The media outlet reported over the weekend, citing the analysis, that US oil producers have cashed in on a period of geopolitical turmoil due to the conflict in Ukraine that has shaken up the global energy market and sent prices skyrocketing. The $200 billion figure, which included supermajors, mid-sized integrated groups and smaller independent shale operators, marks the sector’s “most profitable six months on record and puts it on course for an unprecedented year,” it wrote.
“Operating cash flow will likely be record-breaking – or at least very close to it – by year’s end,” executive director for upstream equity research at S&P, Hassan Eltorie, told the FT.
The report also noted that last week US President Joe Biden dubbed the outsized earnings a “windfall of war” and accused companies of “profiteering” from the conflict. Biden threatened to ask Congress to hit producers with higher taxes unless they invested the cash haul into pumping more oil to bring down prices at the pump.

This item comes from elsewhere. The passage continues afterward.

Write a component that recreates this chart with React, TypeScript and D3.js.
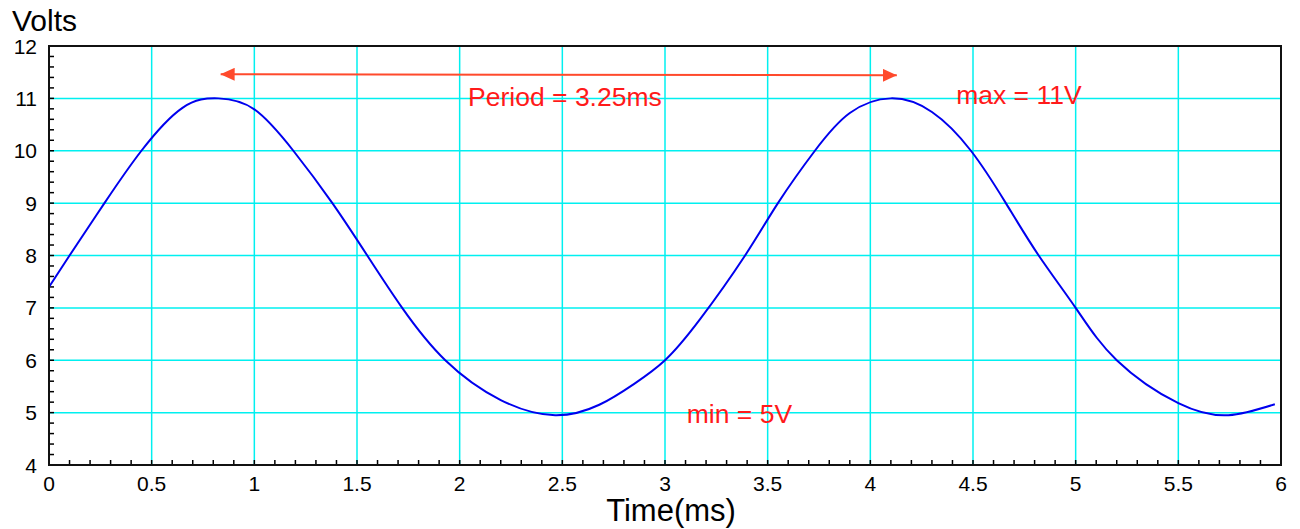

Responding to the prospect of a windfall tax, Darren Woods, chief executive of ExxonMobil, which had its most profitable quarter ever, reportedly said his company’s chunky dividend should be considered its way of “returning some of our profits directly to the American people.”
The bumper profits have been underpinned by soaring free cash flow, a key industry metric which is defined as cash flow from operations minus capital spending, the report explained. It also pointed out that benchmark Brent crude has averaged more than $105 a barrel over the second and third quarters – well above an average of around $70 per barrel over the past five years. Brent hit a high of almost $140 a barrel in early March.
Meanwhile, Wall Street has reportedly demanded that companies prioritize shareholder returns over expensive drilling campaigns in pursuit of ever-greater output growth.
According to estimates from investment bank Raymond James, cited by the FT, capital spending by the world’s 50 biggest producers will be around $300 billion this year, roughly half of what it was in 2013, the last time prices were at a comparable level.
“Over the past five years, the industry has shifted from ‘drill, baby, drill’ to focusing on what shareholders actually want, which is return of capital,” said Pavel Molchanov, an analyst at Raymond James. “Dividends and share buybacks have never been as generous as they are now,” he noted.